Senate Judiciary Chair Richard J. Durbin said the ruling was a “game-changing act of judicial fiat” that puts all future presidents above the law and will only increase the chances of future conflict between the political branches. The Illinois Democrat said Congress will have to wield its appropriations, oversight and legislative power if faced with a corrupt presidency.
“The Supreme Court has made it nearly impossible for the courts to hold a runaway president accountable. It will be left to the American people and Congress to try to hold the line because, as Justice Sotomayor noted in her dissent, ‘the President is now a king above the law,’” Durbin said.
Sen. Sheldon Whitehouse, D-R.I., one of the most outspoken critics of the conservative tilt of the court, said the decision strayed from the conservative legal doctrines that conservative justices have used to justify other decisions.
“There are several conclusions you can draw from this sorry episode. One is what laughably fake and disposable doctrines textualism and originalism are,” he said. “Trump v. United States was manufactured out of thin air. Nothing textualist or originalist about it. Doctrines of convenience.”
Republicans protested that their colleagues were misinterpreting the scope of the historic opinion. Sen. John Kennedy, R-La., took issue with Durbin’s characterization of the ruling and said the opinion makes clear that the president doesn’t have immunity when it comes to unofficial acts.
“It is inaccurate to say under Trump v. U.S. that a president of the United States has absolute immunity to do anything that he or she wants. That’s just not accurate,” Kennedy said.
Sen. Lindsey Graham of South Carolina brushed off the hearing as a way for Democrats to continue attacking a conservative Supreme Court with which they disagree. Graham, the top Republican on the committee, said it was “shameful” that Democrats were in essence accusing Roberts of creating a monarchy in the United States and that their effort to delegitimize the Roberts court seems to be unending.
“If we get in charge of this place, I promise you this attack on the court is going to stop. It will be over, and you will have lost the ability to try to take an independent branch of government and degrade it because you don’t like the outcomes,” Graham said.
The Supreme Court opinion stated that presidents have “absolute immunity” from federal charges for acts taken at the “core” of their constitutional duties and allowed for the possibility of a lesser immunity for official acts outside of that undefined core.
One of the expert witnesses at the hearing, Philip Allen Lacovara, who served as counsel to the Watergate special prosecutor, described the ruling as “profoundly wrong” and “profoundly dangerous.”
The court didn’t find any textual support for the decision, he said. And at no time before this year, no serious lawyer claimed there was immunity from criminal exposure for crimes committed in office, including those done allegedly in the performance of an official function, he said.
“It essentially licenses a president to abuse his power and to get away with it,” he said.

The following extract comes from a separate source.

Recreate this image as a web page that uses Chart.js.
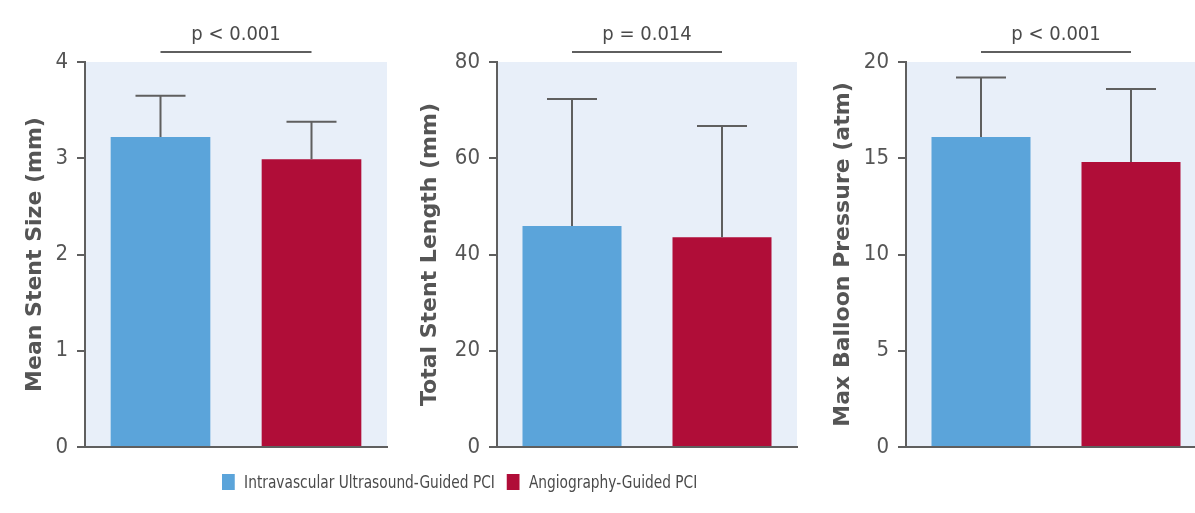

Michael Mukasey, a former attorney general, told the lawmakers that the opinion is “narrow” and “consistent with precedent and constitutional principles.”
“The ruling here was also modest in the sense that the court sensibly remanded the case to lower courts for them to consider in the first instance, in the normal course, how to distinguish what might be official acts from those that are not,” Mukasey said.
The district court judge overseeing the Trump criminal case in Washington has restarted the case after the Supreme Court ruling but has not set a trial date. The judge is now considering which allegations prosecutors can pursue, which might be off-limits and how to handle other outstanding issues.
Special counsel John L. “Jack” Smith has filed a slimmed-down indictment of Trump that excluded a portion of the allegations that the Supreme Court ruled could not be charged. Trump’s legal team has argued those changes were not enough and the remaining allegations should be considered immune as well.